_Exercise requirements_:
Find the lines that hold the word "image" and return them.

_Data listing_:

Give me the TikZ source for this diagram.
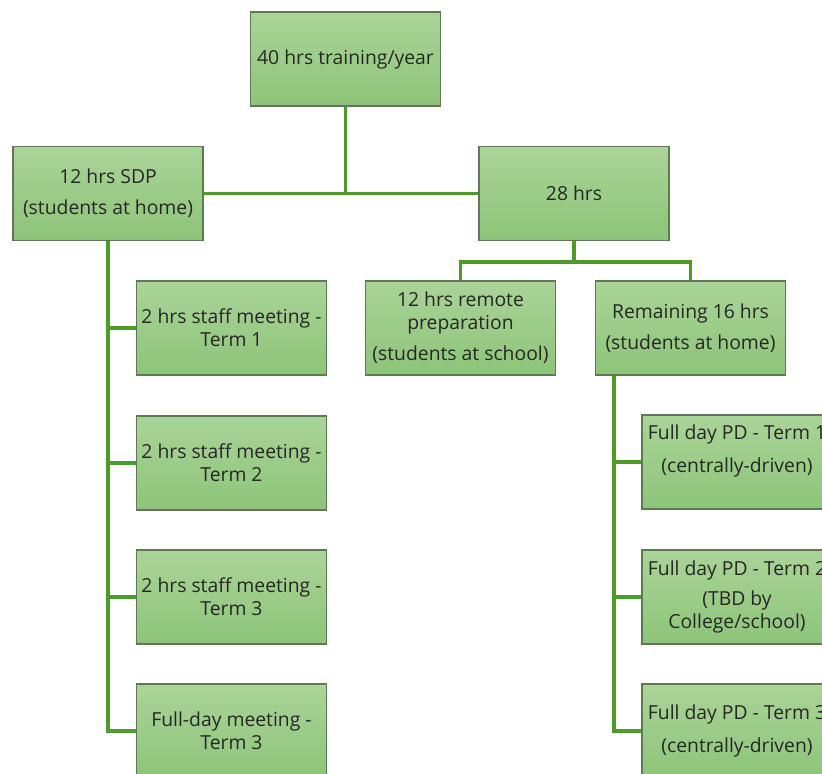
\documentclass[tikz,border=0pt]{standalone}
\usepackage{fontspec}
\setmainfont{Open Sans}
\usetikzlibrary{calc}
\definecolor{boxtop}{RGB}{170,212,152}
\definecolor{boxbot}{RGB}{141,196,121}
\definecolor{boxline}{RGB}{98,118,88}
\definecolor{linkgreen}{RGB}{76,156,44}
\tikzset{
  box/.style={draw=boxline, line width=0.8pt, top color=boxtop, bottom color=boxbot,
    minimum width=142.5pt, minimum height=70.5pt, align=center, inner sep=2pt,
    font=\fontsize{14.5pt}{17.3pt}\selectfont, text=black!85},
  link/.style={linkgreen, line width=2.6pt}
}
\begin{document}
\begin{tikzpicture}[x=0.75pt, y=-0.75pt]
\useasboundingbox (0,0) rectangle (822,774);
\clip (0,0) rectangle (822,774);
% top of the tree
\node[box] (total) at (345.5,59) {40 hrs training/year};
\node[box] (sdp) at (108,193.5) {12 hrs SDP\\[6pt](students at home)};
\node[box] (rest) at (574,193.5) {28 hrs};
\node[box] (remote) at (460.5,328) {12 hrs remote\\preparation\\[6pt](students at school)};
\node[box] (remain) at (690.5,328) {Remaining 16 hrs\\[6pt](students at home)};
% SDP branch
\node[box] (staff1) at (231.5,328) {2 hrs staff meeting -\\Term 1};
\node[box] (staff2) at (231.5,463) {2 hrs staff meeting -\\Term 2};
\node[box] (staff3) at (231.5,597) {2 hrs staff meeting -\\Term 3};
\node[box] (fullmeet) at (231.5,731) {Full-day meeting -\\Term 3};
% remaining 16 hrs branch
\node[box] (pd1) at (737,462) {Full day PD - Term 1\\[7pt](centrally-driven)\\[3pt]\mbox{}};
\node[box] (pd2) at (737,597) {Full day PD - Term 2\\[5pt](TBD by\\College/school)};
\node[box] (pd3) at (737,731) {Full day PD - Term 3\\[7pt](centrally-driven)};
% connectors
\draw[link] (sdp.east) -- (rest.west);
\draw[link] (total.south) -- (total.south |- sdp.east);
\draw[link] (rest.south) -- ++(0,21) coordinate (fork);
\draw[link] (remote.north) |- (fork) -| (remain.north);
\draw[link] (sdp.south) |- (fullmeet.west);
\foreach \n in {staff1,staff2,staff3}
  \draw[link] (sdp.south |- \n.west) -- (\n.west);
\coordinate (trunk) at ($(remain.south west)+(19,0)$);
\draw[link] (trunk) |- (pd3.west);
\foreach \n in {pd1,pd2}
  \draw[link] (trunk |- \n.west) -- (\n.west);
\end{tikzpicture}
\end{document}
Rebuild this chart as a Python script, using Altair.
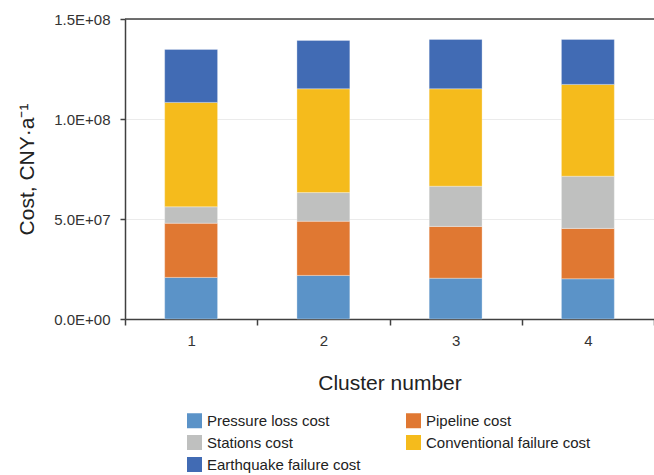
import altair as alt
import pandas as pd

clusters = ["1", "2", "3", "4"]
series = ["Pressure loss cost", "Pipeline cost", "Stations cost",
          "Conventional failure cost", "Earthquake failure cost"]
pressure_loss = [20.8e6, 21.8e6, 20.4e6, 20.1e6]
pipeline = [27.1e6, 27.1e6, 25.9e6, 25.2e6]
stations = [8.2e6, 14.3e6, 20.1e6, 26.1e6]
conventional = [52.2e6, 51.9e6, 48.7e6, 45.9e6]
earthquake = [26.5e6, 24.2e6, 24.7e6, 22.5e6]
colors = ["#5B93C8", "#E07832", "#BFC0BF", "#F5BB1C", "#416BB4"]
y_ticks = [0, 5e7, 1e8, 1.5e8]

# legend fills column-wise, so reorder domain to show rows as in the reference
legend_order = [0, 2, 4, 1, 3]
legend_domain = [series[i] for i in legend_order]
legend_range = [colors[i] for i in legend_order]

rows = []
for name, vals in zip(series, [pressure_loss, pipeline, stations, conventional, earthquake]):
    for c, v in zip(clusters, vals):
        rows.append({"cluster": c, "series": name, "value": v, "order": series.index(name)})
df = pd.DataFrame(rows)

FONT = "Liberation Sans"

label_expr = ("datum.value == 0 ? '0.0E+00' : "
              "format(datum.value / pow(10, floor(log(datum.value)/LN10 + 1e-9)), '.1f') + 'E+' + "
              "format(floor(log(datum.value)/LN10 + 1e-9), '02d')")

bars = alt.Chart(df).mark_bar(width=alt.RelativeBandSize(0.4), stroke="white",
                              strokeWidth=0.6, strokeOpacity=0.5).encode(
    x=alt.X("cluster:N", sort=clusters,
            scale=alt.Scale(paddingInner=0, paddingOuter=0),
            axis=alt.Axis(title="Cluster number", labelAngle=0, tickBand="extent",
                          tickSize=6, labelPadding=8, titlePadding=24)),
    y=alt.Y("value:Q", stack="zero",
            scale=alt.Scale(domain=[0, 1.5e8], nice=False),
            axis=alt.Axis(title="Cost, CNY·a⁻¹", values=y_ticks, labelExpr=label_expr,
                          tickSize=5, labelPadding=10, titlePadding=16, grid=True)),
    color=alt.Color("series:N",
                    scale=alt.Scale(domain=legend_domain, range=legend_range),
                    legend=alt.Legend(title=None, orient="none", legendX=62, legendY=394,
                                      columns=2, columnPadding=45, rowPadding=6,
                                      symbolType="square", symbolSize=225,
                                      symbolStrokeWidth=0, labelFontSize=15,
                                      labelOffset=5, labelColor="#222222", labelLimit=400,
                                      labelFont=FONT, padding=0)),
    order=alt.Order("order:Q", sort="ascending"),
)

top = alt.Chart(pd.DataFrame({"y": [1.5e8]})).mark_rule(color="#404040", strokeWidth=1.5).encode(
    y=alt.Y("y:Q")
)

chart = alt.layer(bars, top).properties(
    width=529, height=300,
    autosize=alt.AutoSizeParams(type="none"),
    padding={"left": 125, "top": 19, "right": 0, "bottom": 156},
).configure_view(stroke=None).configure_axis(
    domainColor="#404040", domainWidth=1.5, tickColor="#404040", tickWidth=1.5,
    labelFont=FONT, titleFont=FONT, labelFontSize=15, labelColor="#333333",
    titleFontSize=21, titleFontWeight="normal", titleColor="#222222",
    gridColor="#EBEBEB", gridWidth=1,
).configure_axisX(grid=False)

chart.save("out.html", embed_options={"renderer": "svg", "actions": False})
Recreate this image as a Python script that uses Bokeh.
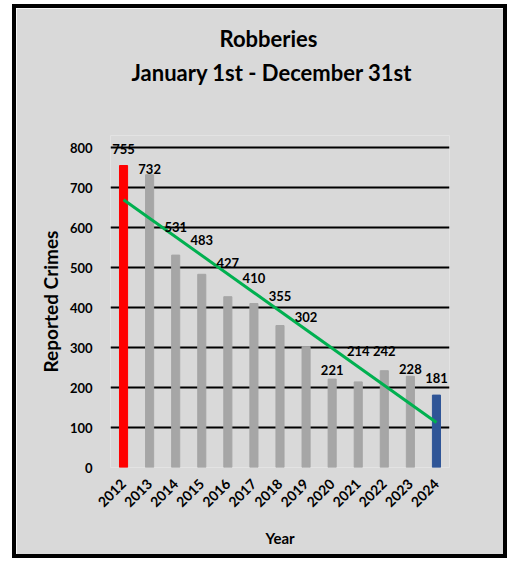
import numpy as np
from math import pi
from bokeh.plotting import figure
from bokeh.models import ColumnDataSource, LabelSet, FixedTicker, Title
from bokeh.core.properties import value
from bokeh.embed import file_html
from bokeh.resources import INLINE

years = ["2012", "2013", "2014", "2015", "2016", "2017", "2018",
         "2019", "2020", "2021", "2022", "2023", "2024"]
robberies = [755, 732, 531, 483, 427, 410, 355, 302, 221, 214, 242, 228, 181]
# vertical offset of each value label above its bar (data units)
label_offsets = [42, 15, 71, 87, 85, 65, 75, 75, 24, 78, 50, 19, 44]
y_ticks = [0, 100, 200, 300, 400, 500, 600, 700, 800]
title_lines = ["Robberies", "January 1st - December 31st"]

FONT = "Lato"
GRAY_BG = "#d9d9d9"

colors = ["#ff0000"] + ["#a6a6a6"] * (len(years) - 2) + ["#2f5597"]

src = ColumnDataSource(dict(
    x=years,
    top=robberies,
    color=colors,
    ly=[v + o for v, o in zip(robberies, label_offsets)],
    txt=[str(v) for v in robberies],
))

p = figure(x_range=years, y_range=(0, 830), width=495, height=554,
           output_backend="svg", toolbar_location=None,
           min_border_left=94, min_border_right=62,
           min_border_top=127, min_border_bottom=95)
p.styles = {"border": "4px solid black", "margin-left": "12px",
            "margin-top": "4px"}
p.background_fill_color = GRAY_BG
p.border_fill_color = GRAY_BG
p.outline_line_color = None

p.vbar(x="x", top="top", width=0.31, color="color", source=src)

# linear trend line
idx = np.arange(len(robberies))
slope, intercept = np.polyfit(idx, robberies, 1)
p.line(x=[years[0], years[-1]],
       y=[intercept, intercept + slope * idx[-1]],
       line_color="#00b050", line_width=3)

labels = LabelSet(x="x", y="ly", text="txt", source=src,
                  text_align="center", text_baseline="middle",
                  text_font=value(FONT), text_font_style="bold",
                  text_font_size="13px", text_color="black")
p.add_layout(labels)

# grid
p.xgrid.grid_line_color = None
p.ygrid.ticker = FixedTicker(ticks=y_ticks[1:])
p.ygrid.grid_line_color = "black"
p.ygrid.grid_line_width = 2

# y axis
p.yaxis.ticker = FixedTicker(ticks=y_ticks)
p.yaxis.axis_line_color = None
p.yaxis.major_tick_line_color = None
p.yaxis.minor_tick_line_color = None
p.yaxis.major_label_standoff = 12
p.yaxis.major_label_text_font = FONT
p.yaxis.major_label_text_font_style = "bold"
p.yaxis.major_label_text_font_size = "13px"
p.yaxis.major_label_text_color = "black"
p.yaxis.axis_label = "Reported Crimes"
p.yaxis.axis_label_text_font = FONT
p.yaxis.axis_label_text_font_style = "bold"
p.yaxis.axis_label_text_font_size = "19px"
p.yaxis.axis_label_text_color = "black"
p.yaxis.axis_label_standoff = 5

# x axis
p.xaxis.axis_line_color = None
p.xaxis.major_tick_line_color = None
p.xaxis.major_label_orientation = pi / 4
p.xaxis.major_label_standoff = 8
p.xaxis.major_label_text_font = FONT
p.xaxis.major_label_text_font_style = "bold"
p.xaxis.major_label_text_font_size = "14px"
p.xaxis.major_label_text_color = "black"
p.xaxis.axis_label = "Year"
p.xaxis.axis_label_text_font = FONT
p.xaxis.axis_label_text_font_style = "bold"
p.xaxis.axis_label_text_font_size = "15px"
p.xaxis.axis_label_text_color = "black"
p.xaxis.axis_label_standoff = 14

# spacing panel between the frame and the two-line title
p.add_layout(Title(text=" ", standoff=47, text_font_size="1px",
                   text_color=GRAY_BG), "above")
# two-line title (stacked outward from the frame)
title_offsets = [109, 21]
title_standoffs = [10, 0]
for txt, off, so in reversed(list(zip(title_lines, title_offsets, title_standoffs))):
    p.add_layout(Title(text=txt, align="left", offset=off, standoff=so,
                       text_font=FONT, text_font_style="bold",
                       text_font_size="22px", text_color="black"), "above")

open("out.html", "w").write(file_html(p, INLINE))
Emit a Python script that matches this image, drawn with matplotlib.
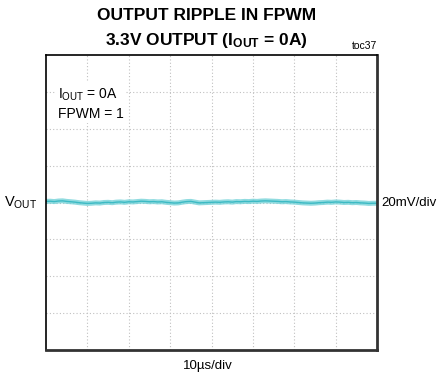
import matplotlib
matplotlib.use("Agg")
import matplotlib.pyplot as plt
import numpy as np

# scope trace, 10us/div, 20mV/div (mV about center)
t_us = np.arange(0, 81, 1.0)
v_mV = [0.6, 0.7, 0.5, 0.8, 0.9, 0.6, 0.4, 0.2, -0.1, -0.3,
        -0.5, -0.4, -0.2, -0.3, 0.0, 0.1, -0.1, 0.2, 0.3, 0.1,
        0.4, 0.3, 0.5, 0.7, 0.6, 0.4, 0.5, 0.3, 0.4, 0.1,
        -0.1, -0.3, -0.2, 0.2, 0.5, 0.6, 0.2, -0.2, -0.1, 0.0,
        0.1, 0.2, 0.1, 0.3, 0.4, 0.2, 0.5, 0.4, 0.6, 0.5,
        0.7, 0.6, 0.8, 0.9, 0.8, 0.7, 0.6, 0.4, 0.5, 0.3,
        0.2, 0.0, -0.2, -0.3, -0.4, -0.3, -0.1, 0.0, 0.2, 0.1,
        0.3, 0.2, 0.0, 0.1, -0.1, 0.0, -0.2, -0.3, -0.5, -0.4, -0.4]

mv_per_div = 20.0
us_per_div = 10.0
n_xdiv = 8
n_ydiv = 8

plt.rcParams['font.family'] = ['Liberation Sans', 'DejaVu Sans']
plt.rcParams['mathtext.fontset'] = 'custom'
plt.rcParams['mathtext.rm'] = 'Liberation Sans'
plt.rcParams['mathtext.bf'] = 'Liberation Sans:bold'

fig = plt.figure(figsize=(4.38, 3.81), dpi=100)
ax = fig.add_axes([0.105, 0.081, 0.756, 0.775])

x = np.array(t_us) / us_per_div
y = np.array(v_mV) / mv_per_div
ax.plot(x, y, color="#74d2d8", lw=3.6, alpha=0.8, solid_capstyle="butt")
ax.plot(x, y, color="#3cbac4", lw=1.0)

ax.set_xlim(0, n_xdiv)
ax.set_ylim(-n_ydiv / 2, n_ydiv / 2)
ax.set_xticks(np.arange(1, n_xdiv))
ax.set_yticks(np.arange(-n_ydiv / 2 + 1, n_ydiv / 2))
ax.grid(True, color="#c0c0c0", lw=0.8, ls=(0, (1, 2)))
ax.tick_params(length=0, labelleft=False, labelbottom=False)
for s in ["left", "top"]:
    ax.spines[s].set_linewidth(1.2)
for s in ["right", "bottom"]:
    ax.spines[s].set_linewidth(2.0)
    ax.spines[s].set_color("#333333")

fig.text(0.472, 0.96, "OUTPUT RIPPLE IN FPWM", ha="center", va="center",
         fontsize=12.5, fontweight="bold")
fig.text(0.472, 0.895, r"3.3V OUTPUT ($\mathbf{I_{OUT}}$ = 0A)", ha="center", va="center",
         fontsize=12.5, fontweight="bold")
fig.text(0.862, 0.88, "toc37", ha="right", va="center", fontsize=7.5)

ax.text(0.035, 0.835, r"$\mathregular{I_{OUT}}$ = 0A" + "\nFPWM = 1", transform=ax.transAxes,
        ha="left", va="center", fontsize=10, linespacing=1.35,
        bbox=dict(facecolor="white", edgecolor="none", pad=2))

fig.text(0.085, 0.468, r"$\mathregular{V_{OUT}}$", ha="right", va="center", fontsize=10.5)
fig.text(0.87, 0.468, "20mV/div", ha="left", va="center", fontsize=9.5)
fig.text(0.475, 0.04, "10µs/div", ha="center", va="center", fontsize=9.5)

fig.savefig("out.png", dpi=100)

_The result_:
Recreate this image as a Python script that uses Bokeh.
Emit a Python script that matches this image, drawn with matplotlib.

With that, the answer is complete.